- [DATASET RECORDS]:
☆ ☆ ☆

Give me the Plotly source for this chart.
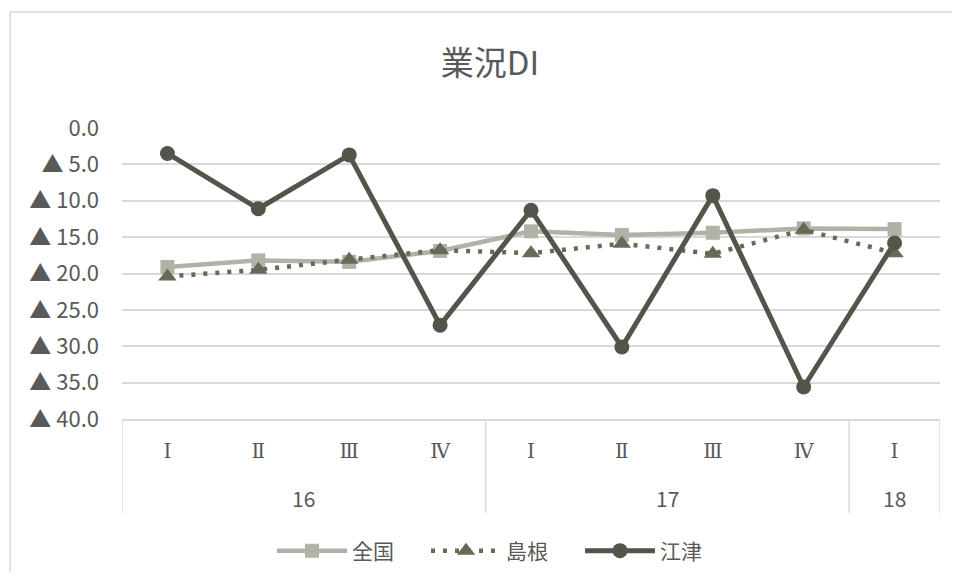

☆ ☆ ☆

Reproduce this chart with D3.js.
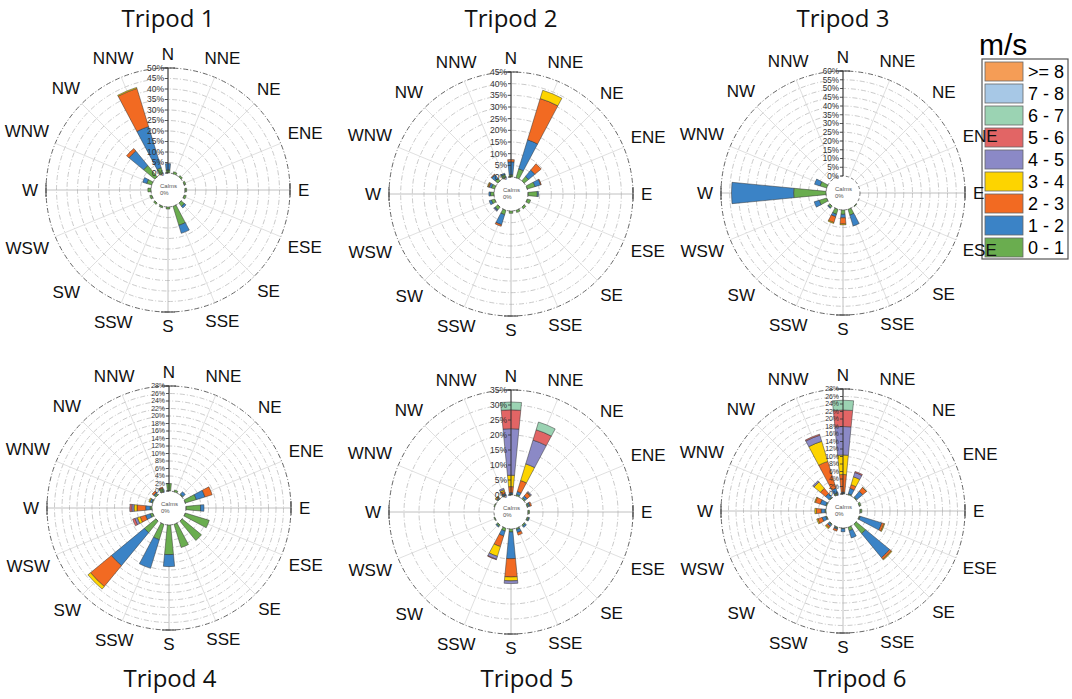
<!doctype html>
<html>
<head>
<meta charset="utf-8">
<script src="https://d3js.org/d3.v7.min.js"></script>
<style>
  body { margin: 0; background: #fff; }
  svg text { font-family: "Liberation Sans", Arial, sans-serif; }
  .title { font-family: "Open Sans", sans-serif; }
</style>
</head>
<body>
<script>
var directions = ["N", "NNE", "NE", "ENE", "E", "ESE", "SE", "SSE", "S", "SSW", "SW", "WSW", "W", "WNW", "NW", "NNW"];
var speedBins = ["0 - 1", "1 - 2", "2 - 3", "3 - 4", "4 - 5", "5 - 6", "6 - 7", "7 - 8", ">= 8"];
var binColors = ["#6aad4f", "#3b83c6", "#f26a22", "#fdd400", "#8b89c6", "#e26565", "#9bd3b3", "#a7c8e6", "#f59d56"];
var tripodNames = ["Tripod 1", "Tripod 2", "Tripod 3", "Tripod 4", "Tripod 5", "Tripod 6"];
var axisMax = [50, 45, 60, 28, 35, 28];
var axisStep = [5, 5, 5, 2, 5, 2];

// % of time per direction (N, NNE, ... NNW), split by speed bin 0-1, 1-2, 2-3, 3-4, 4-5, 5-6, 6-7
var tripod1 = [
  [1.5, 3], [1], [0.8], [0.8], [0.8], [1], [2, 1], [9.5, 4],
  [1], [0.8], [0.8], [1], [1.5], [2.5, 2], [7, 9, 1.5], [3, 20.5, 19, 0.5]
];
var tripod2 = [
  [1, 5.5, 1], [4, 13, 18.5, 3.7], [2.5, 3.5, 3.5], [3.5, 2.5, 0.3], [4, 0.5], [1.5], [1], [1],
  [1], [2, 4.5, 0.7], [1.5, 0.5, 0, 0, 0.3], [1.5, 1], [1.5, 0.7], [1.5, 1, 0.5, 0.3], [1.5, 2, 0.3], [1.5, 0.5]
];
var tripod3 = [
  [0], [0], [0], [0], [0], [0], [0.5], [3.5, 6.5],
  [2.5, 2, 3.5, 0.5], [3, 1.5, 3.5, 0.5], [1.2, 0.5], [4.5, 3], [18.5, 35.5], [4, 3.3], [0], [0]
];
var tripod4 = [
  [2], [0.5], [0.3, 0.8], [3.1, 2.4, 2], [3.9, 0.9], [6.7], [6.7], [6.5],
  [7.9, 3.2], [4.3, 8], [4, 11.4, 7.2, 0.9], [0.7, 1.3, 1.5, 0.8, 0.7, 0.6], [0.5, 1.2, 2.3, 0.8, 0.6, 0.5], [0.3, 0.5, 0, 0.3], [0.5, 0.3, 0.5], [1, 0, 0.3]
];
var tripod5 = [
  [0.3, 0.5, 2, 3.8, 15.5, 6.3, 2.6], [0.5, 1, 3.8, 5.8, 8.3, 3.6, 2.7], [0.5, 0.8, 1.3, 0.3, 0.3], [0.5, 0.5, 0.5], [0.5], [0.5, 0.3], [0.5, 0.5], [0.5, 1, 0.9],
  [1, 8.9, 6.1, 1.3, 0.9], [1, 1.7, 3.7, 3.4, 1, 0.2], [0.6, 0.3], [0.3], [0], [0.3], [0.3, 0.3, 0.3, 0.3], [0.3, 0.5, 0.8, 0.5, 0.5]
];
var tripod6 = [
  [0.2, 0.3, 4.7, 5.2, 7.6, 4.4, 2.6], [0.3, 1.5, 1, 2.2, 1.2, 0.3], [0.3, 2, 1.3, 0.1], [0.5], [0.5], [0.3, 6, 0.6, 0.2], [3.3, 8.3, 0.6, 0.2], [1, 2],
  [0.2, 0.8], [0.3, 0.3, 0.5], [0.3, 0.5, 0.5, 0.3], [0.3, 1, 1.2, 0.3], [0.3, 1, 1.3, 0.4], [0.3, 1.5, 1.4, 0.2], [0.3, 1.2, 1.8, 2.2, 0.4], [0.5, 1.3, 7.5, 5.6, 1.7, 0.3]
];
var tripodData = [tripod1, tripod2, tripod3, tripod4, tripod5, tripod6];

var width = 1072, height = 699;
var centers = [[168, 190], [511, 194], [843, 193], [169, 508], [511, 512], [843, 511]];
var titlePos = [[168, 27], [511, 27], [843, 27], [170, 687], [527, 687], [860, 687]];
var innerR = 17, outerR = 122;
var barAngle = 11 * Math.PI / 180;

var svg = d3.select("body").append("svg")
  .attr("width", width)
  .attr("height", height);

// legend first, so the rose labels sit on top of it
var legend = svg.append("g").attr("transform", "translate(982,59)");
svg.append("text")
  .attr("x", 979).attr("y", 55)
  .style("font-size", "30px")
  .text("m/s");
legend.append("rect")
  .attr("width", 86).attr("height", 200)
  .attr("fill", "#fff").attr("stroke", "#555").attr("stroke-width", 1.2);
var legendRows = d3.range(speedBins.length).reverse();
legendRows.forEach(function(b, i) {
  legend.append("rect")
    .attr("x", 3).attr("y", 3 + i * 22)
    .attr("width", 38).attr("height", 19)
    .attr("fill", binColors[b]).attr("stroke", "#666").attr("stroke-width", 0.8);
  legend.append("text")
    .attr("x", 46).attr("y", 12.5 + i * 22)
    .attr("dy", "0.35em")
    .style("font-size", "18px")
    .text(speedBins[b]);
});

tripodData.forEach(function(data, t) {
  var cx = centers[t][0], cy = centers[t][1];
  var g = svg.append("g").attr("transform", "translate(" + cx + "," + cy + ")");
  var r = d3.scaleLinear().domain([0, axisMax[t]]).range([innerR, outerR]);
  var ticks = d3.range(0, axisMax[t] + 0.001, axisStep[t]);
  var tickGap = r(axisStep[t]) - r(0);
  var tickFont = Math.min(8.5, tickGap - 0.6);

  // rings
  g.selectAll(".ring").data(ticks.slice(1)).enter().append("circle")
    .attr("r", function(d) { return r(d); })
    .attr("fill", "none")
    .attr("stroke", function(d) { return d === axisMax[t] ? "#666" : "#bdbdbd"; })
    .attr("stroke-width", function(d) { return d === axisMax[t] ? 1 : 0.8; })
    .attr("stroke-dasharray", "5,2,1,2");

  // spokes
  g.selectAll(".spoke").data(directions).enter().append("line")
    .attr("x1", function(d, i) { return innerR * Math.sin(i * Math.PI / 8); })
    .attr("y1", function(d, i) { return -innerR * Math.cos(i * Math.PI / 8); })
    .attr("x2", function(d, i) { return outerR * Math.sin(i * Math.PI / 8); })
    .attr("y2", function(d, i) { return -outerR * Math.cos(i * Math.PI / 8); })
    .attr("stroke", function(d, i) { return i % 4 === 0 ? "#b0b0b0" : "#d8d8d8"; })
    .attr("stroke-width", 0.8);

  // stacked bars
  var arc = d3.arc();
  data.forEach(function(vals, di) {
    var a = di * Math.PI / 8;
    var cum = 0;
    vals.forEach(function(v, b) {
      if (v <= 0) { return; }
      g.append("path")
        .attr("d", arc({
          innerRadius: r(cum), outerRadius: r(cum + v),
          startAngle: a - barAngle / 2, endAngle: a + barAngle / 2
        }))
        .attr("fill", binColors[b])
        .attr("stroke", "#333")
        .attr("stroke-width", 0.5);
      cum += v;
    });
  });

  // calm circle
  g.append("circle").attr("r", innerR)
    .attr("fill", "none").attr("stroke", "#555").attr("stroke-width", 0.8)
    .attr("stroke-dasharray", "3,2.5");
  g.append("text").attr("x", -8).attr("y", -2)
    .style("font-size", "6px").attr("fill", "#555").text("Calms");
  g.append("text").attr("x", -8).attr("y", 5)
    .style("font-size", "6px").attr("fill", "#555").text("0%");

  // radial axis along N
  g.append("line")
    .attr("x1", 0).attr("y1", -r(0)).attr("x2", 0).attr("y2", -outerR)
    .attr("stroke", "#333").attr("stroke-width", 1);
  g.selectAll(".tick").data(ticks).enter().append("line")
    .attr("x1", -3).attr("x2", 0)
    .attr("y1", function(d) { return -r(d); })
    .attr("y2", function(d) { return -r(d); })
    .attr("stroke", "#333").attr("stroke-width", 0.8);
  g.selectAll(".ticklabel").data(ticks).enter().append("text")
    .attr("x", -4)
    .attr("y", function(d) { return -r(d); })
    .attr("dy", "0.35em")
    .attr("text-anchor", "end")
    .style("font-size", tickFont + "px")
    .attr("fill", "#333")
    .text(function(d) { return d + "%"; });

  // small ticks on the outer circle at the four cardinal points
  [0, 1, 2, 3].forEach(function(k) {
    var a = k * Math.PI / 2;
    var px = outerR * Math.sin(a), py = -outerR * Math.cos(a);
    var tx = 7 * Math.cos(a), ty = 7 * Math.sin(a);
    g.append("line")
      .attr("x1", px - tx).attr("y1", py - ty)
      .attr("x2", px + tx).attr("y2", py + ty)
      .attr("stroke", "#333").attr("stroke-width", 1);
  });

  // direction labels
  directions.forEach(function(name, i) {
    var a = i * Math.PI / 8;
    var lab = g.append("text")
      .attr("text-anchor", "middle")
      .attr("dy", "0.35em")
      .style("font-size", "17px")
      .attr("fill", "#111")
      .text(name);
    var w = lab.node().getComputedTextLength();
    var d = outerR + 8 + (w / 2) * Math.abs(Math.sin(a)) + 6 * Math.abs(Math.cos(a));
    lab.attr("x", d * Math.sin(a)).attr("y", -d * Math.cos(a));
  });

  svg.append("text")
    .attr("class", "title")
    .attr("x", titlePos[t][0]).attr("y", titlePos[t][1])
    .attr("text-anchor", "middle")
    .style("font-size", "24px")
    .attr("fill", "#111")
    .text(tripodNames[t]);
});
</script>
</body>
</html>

☆ ☆ ☆

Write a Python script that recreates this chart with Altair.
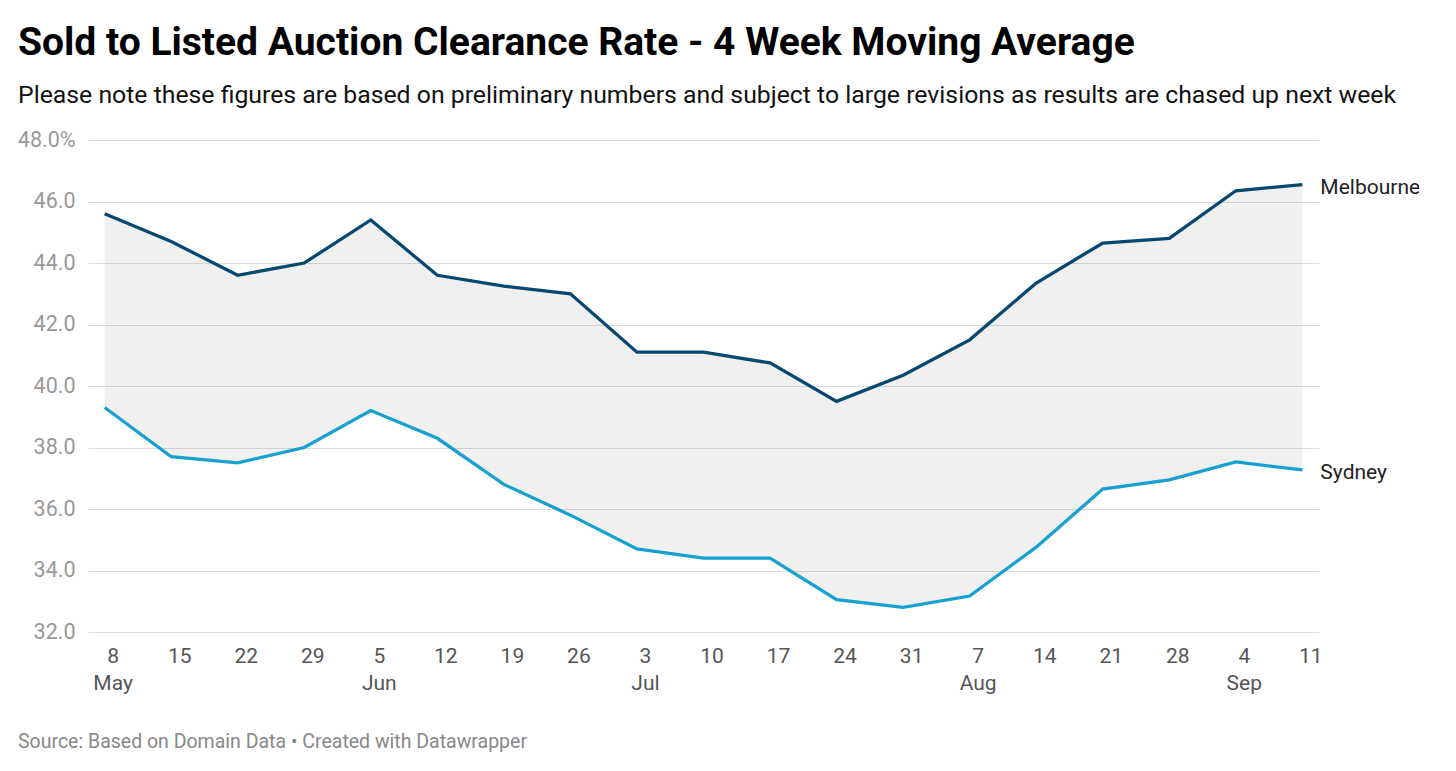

☆ ☆ ☆

- [TASK TO CARRY OUT]:
Pull out every line holding "with" from the records above, and copy it.

- [EXERCISE RESPONSE]:
Reproduce this chart with D3.js.
Write a Python script that recreates this chart with Altair.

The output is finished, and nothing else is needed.